1. Triangulation. Die Versicherung aller Signale ist verificirt und ergänzt worden. 17 Signale waren in Folge von Schädigung durch Lawinen u. dgl. neu zu erstellen. An neuen zum Behuf des Anschlusses an die Berner-Triangulation und Aufnahme des Firngebietes mußten 29 errichtet werden. Ueber alle diese Arbeiten liegt ein Journal mit Skizzen der Versicherungen vor. Fünf Mal mußte das Gerstenhorn ( 3167 m ) erstiegen werden. Trotz der ungünstigen Verhältnisse und der Abreise des Herrn Rosenmund in den Militärdienst ist die Aufnahme des Firngebietes in 1: 25000 bis auf wenige im nächsten Jahr nachzuholende Punkte vollendet worden.

2. Aufnahme des obern Gletschers in 1: 5000. Auch diese Aufgabe ist gelöst worden. Die Eintragung der Firngrenze erwies sich als unthunlich, da sie nach dem Maße von Winterschnee und Sommerwärme großen Schwankungen ausgesetzt ist.

3.Nivellement der Firnprofile.

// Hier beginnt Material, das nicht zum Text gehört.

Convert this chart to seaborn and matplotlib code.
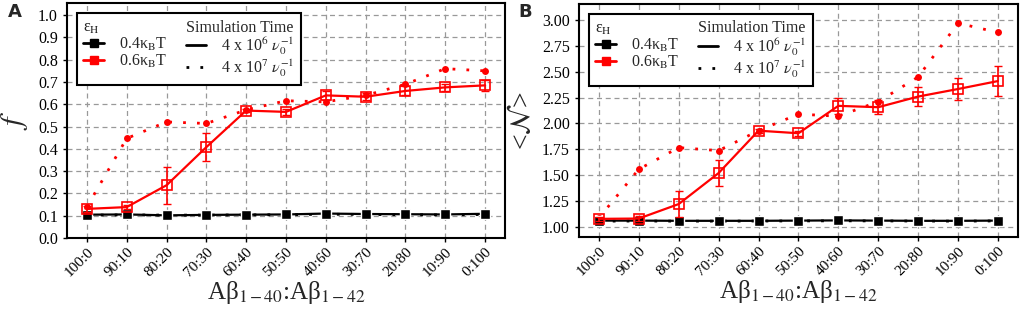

Unter Einmessung von Lattensignalen zur Messung der Geschwindigkeit des Firnstroms sind im Maßstab von 1: 1000 zwei Profile im Thierthäli und zwei im Hauptfirn nivellirt worden.

Das Material über die Rhonegletscher-Untersuchung ist vermehrt worden um folgende Nummern:

Plan der Arbeiten am Rhonegletscher in 1 :.2000, gemalt für den Salzburger Congreß 1882 und für die schweizerische Landesausstellung 1883.

Originalaufnahme des obern Gletschers in 1: 5000.

Originalaufnahme der beiden Steinreihen des obern Gletschers für 1882 in 1: 2000.

Originalaufnahme der Gletscherzunge für 1882 in 1: 5000.

Originalaufnahme von vier Firnprofilen in 1 :1000.

Meteorologisches Journal ( Thermometer, Aneroid, Hygrometer, Ombrometer ) über 18. Juli bis 16. Sept. in 2425,3™ Meereshöhe.

Die Rechnung über die Arbeiten des Jahres 1882 gibt Angesichts der noch bevorstehenden vier Ver-tragsjahre zu keinen Befürchtungen Anlaß.

Ein Theil der im Jahr 1874 begonnenen Untersuchungen hat also durch den Lauf der Zeit bereits den voraus erwarteten Abschluß gefunden, und der noch unter Contrôle stehende nähert sich ebenfalls diesem Ziele. Was zum Ueberblick des gesammten Phänomens unentbehrlich war, die Vergleichung des rückliegenden Firngebietes mit dem Eisstrom selber, ist im Verlauf eines ungewöhnlich ungünstigen Sommers durch eine Ausdauer und einen Muth, für welche der Alpenclub, so wie schon für mancherlei tüchtige Leistungen auf diesem Gebiet, dankbar sein darf, größtentheils erreicht worden. Angesichts der noch vertraglich gesicherten Hülfsmittel steht also nicht nur der Abschluß der Unternehmung in wohl erkennbarer Nähe, sondern kann auch bei dem vorliegenden Material der einstigen Aufgabe einer Publication der Gesammt-ergebnisse mit aller Ruhe entgegengesehen werden.